Understanding Theorem 4

When $c$ is considered a constant, the lower bound is $\Omega (log(T)/T)$. And the log term in the bound follows from 
$$
\sum_{r=1}^n \frac{1}{r} \approx \int_1^n \frac{dx}{x} = log n.
$$

Theorem 4 shows that there are strongly convex stochastic optimization problems in Euclidean space, in which the convergence rate of SGD with averaging is lower bounded by $\Omega (log(T)/T)$. It happens in the context of learning when we have a non-smooth loss function, such as hinge loss.

Theorem 5

Consider SGD with $\alpha$-suffix averaging as described above, and with step sizes $\eta_t = c/\lambda t$ where $c > 1/2$ is a constant. Suppose $F$ is $\alpha$-strongly convex, and that $\mathbb{E}[\| \hat{g}_t \|^2] \leq G$ for all t.

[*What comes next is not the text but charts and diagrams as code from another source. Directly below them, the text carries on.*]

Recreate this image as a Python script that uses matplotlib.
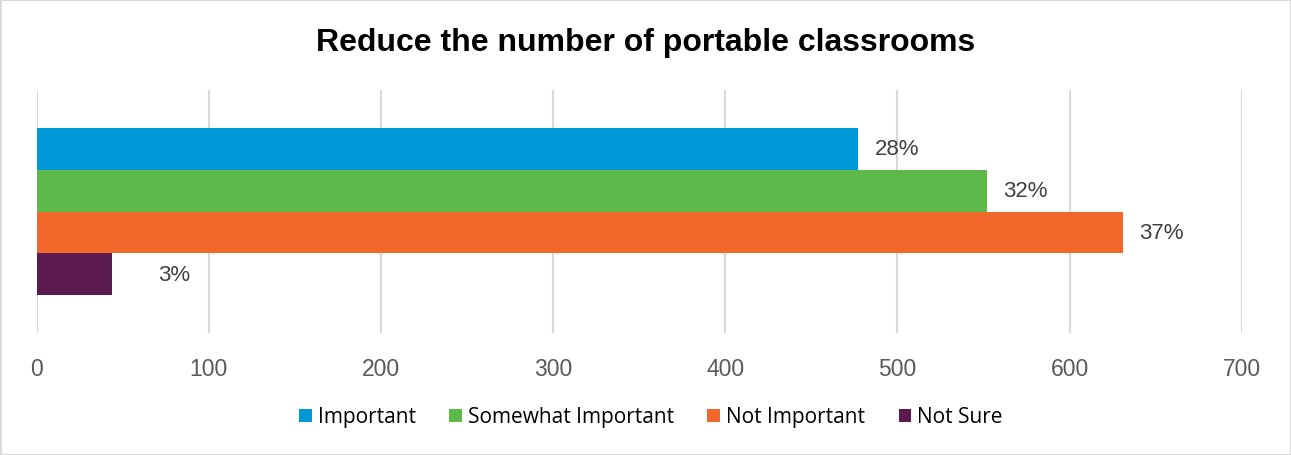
import matplotlib.pyplot as plt
from matplotlib.patches import Patch

categories = ['Important', 'Somewhat Important', 'Not Important', 'Not Sure']
counts = [477, 552, 631, 44]
pct_labels = ['28%', '32%', '37%', '3%']
colors = ['#0098d6', '#5dba4a', '#f1682a', '#5a1a4e']
x_ticks = [0, 100, 200, 300, 400, 500, 600, 700]

plt.rcParams['font.family'] = ['Liberation Sans', 'DejaVu Sans']

fig = plt.figure(figsize=(12.91, 4.56), dpi=100)
fig.patch.set_edgecolor('#d9d9d9')
fig.patch.set_linewidth(2)

W, H = 1291, 456
ax = fig.add_axes([36.5 / W, (H - 334) / H, (1241.7 - 36.5) / W, (334 - 91) / H])

pos = list(range(len(categories)))
ax.barh(pos, counts, height=1.0, color=colors, zorder=2)

# label offsets in points (Not Sure label sits further out in the original)
offsets = [12, 12, 12, 33]
for p, v, lab, off in zip(pos, counts, pct_labels, offsets):
    ax.annotate(lab, (v, p), xytext=(off, 0), textcoords='offset points',
                va='center', ha='left', fontsize=16, color='#404040')

ax.set_xlim(0, 700)
ax.set_ylim(4.41, -1.41)
ax.set_xticks(x_ticks)
ax.set_yticks([])
ax.tick_params(axis='x', length=0, pad=17, labelsize=16.5, labelcolor='#595959')
ax.grid(axis='x', color='#d9d9d9', linewidth=1.5, zorder=0)
for s in ax.spines.values():
    s.set_visible(False)

fig.text(0.5, (H - 43) / H, 'Reduce the number of portable classrooms',
         ha='center', va='center', fontsize=23, fontweight='bold', color='black')

handles = [Patch(facecolor=c, edgecolor='none') for c in colors]
fig.legend(handles, categories, loc='center', bbox_to_anchor=(651 / W, (H - 418) / H),
           ncol=4, frameon=False, handlelength=0.6, handleheight=0.6,
           handletextpad=0.3, columnspacing=1.6,
           prop={'family': 'Open Sans', 'size': 15})

fig.savefig('out.png', dpi=100)
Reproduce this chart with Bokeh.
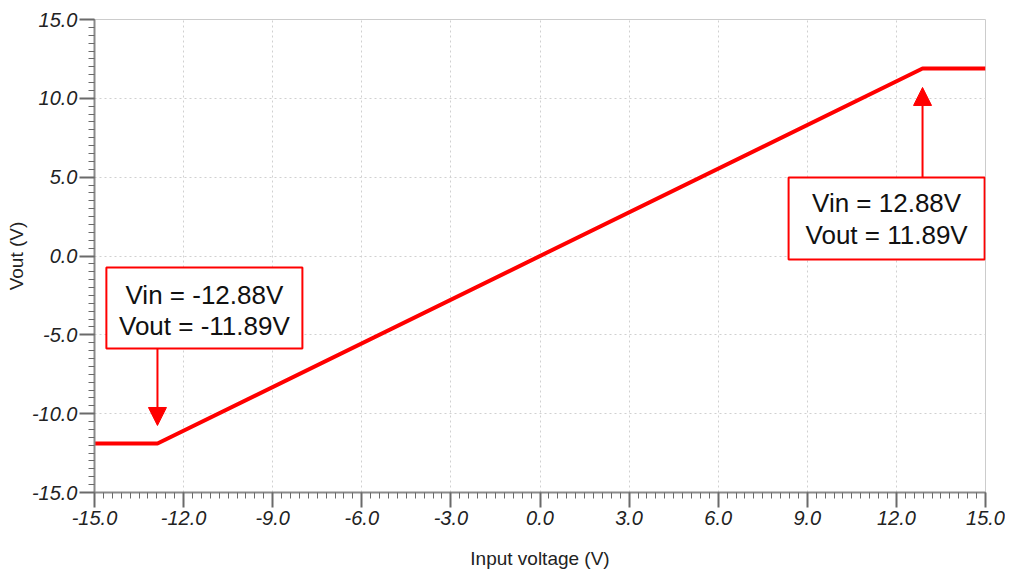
from bokeh.plotting import figure
from bokeh.models import FixedTicker, PrintfTickFormatter, Arrow, NormalHead, Range1d
from bokeh.core.properties import value
from bokeh.embed import file_html
from bokeh.resources import INLINE

# ---- data ----
vin = [-15.0, -12.88, 12.88, 15.0]
vout = [-11.89, -11.89, 11.89, 11.89]
x_ticks = [-15.0, -12.0, -9.0, -6.0, -3.0, 0.0, 3.0, 6.0, 9.0, 12.0, 15.0]
y_ticks = [-15.0, -10.0, -5.0, 0.0, 5.0, 10.0, 15.0]
ann_vin = [-12.88, 12.88]
ann_vout = [-11.89, 11.89]
ann_line1 = ["Vin = -12.88V", "Vin = 12.88V"]
ann_line2 = ["Vout = -11.89V", "Vout = 11.89V"]

# ---- layout (annotation box geometry, data units) ----
box_left = [-14.6, 8.37]
box_right = [-8.0, 14.97]
box_bottom = [-5.86, -0.22]
box_top = [-0.73, 4.98]
line1_y = [-2.45, 3.33]
line2_y = [-4.45, 1.33]
arrow_start = [-5.86, 4.98]
arrow_end = [-10.75, 10.69]

RED = "#ff0000"
FONT = "Liberation Sans"

p = figure(width=1005, height=575, output_backend="svg", toolbar_location=None,
           x_range=Range1d(-15, 15), y_range=Range1d(-15, 15),
           min_border_left=94, min_border_right=20, min_border_top=19, min_border_bottom=83)
p.outline_line_color = "#cccccc"
p.outline_line_width = 1
p.background_fill_color = "white"
p.border_fill_color = "white"

minor_x = [round(-15 + 0.3 * i, 2) for i in range(101)]
minor_y = [round(-15 + 0.5 * i, 2) for i in range(61)]
p.xaxis.ticker = FixedTicker(ticks=x_ticks, minor_ticks=minor_x)
p.yaxis.ticker = FixedTicker(ticks=y_ticks, minor_ticks=minor_y)
for ax in (p.xaxis, p.yaxis):
    ax.formatter = PrintfTickFormatter(format="%.1f")
    ax.major_tick_out = 15
    ax.major_tick_in = 0
    ax.minor_tick_out = 6
    ax.minor_tick_in = 0
    ax.axis_line_color = "#8a8a8a"
    ax.axis_line_width = 2
    ax.major_tick_line_color = "#6a6a6a"
    ax.major_tick_line_width = 2
    ax.minor_tick_line_color = "#6a6a6a"
    ax.major_label_text_font = FONT
    ax.major_label_text_font_style = "italic"
    ax.major_label_text_font_size = "20px"
    ax.major_label_text_color = "#222222"
    ax.axis_label_text_font = FONT
    ax.axis_label_text_font_style = "normal"
    ax.axis_label_text_font_size = "19px"
    ax.axis_label_text_color = "#222222"
p.xaxis.axis_label = "Input voltage (V)"
p.yaxis.axis_label = "Vout (V)"
p.xaxis.major_label_standoff = 3
p.yaxis.major_label_standoff = 2
p.xaxis.axis_label_standoff = 20
p.yaxis.axis_label_standoff = 2

p.grid.grid_line_color = "#d0d0d0"
p.grid.grid_line_dash = "2 3"
p.grid.grid_line_width = 1

p.line(vin, vout, line_color=RED, line_width=4)

for i in range(2):
    p.add_layout(Arrow(x_start=ann_vin[i], y_start=arrow_start[i],
                       x_end=ann_vin[i], y_end=arrow_end[i],
                       line_color=RED, line_width=2,
                       end=NormalHead(size=18, fill_color=RED, line_color=RED)))

p.quad(left=box_left, right=box_right, bottom=box_bottom, top=box_top,
       fill_color="white", line_color=RED, line_width=2)
cx = [(a + b) / 2 for a, b in zip(box_left, box_right)]
p.text(x=cx, y=line1_y, text=ann_line1, text_align="center", text_baseline="middle",
       text_font=value(FONT), text_font_size="26px", text_color="#111111")
p.text(x=cx, y=line2_y, text=ann_line2, text_align="center", text_baseline="middle",
       text_font=value(FONT), text_font_size="26px", text_color="#111111")

open("out.html", "w").write(file_html(p, INLINE))
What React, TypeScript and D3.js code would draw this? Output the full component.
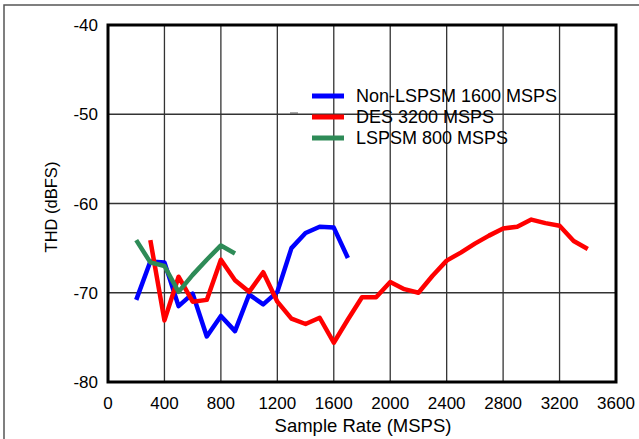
import React from "react";
import * as d3 from "d3";

const xTicks = [0, 400, 800, 1200, 1600, 2000, 2400, 2800, 3200, 3600];
const yTicks = [-40, -50, -60, -70, -80];

const blueX = [200, 300, 400, 500, 600, 700, 800, 900, 1000, 1100, 1200, 1300, 1400, 1500, 1600, 1700];
const blueY = [-70.8, -66.5, -66.6, -71.5, -70.1, -74.9, -72.6, -74.3, -70.2, -71.3, -69.9, -65.0, -63.3, -62.6, -62.7, -66.1];

const redX = [300, 400, 500, 600, 700, 800, 900, 1000, 1100, 1200, 1300, 1400, 1500, 1600, 1700, 1800, 1900, 2000, 2100, 2200, 2300, 2400, 2500, 2600, 2700, 2800, 2900, 3000, 3100, 3200, 3300, 3400];
const redY = [-64.1, -73.1, -68.2, -71.0, -70.8, -66.3, -68.6, -69.9, -67.7, -71.0, -72.9, -73.5, -72.8, -75.6, -73.0, -70.5, -70.5, -68.8, -69.6, -70.0, -68.1, -66.4, -65.5, -64.5, -63.6, -62.8, -62.6, -61.8, -62.2, -62.5, -64.2, -65.1];

const greenX = [200, 300, 400, 500, 600, 700, 800, 900];
const greenY = [-64.1, -66.6, -67.0, -69.9, -68.0, -66.3, -64.7, -65.6];

const seriesNames = ["Non-LSPSM 1600 MSPS", "DES 3200 MSPS", "LSPSM 800 MSPS"];
const seriesColors = ["#0000ff", "#ff0000", "#2e8b57"];

export default function App() {
  const W = 639, H = 439;
  const x = d3.scaleLinear().domain([0, 3600]).range([108, 616]);
  const y = d3.scaleLinear().domain([-40, -80]).range([25, 382]);
  const line = d3.line<[number, number]>().x(d => x(d[0])).y(d => y(d[1]));
  const series = [
    blueX.map((v, i) => [v, blueY[i]] as [number, number]),
    redX.map((v, i) => [v, redY[i]] as [number, number]),
    greenX.map((v, i) => [v, greenY[i]] as [number, number]),
  ];
  const font = "'Liberation Sans', Arial, sans-serif";
  return (
    <svg width={W} height={H} style={{ position: "fixed", left: 0, top: 0, background: "#fff" }} fontFamily={font}>
      <rect x={0} y={0} width={W} height={H} fill="#fff" />
      <rect x={4} y={5} width={W + 20} height={H + 20} fill="none" stroke="#555" strokeWidth={1.5} />
      {xTicks.slice(1, -1).map(t => (
        <line key={"gx" + t} x1={x(t)} x2={x(t)} y1={y(-40)} y2={y(-80)} stroke="#333" strokeWidth={1.3} />
      ))}
      {yTicks.slice(1, -1).map(t => (
        <line key={"gy" + t} x1={x(0)} x2={x(3600)} y1={y(t)} y2={y(t)} stroke="#333" strokeWidth={1.3} />
      ))}
      <rect x={x(0)} y={y(-40)} width={x(3600) - x(0)} height={y(-80) - y(-40)} fill="none" stroke="#000" strokeWidth={3} />
      {series.map((s, i) => (
        <path key={"s" + i} d={line(s) || ""} fill="none" stroke={seriesColors[i]} strokeWidth={4.5} strokeLinejoin="round" />
      ))}
      {xTicks.map(t => (
        <text key={"xt" + t} x={x(t)} y={409} textAnchor="middle" fontSize={17} fill="#000">{t}</text>
      ))}
      {yTicks.map(t => (
        <text key={"yt" + t} x={98} y={y(t) + 6} textAnchor="end" fontSize={17} fill="#000">{t}</text>
      ))}
      <text x={363} y={432} textAnchor="middle" fontSize={18.5} fill="#000">Sample Rate (MSPS)</text>
      <text transform={`translate(57,207) rotate(-90)`} textAnchor="middle" fontSize={16.5} fill="#000">THD (dBFS)</text>
      <line x1={290} x2={298} y1={113} y2={113} stroke="#555" strokeWidth={1} />
      {seriesNames.map((n, i) => (
        <g key={"lg" + i}>
          <line x1={312} x2={344} y1={96 + i * 21} y2={96 + i * 21} stroke={seriesColors[i]} strokeWidth={5} />
          <text x={356} y={102 + i * 21} fontSize={18} fill="#000">{n}</text>
        </g>
      ))}
    </svg>
  );
}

Then for any $T$, it holds that
$$
\mathbb{E} [ F(\bar{w}_T^\alpha) - F(w^*) ] \leq \frac{(c' + (\frac{c}{2}+c')log(\frac{1}{1-\alpha}))}{\alpha} \frac{G^2}{\alpha T},
$$
where $c' = \max \{\frac{2}{c}, \frac{1}{4-2/c}\}$, and $\alpha$-suffix averaging is
$$
\bar{w}_T^\alpha = \frac{w_{(1-\alpha)T+1}+...+w_T}{\alpha T}
$$
for some constant $\alpha \in (0,1)$ (assuming $\alpha T$ and $(1-\alpha)T$ are integers).

Understanding Theorem 5

Theorem 5 shows how to get an $\mathcal{O}(1/T)$ rate using a simple modification of the algorithm: Instead of averaging of $T$ points, they only average the last $\alpha T$ points, where $\alpha \in (0,1)$ is arbitrary. Thus, to obtain an optimal rate, one does not need to use an algorithm significantly different than SGD, such as those discussed earlier.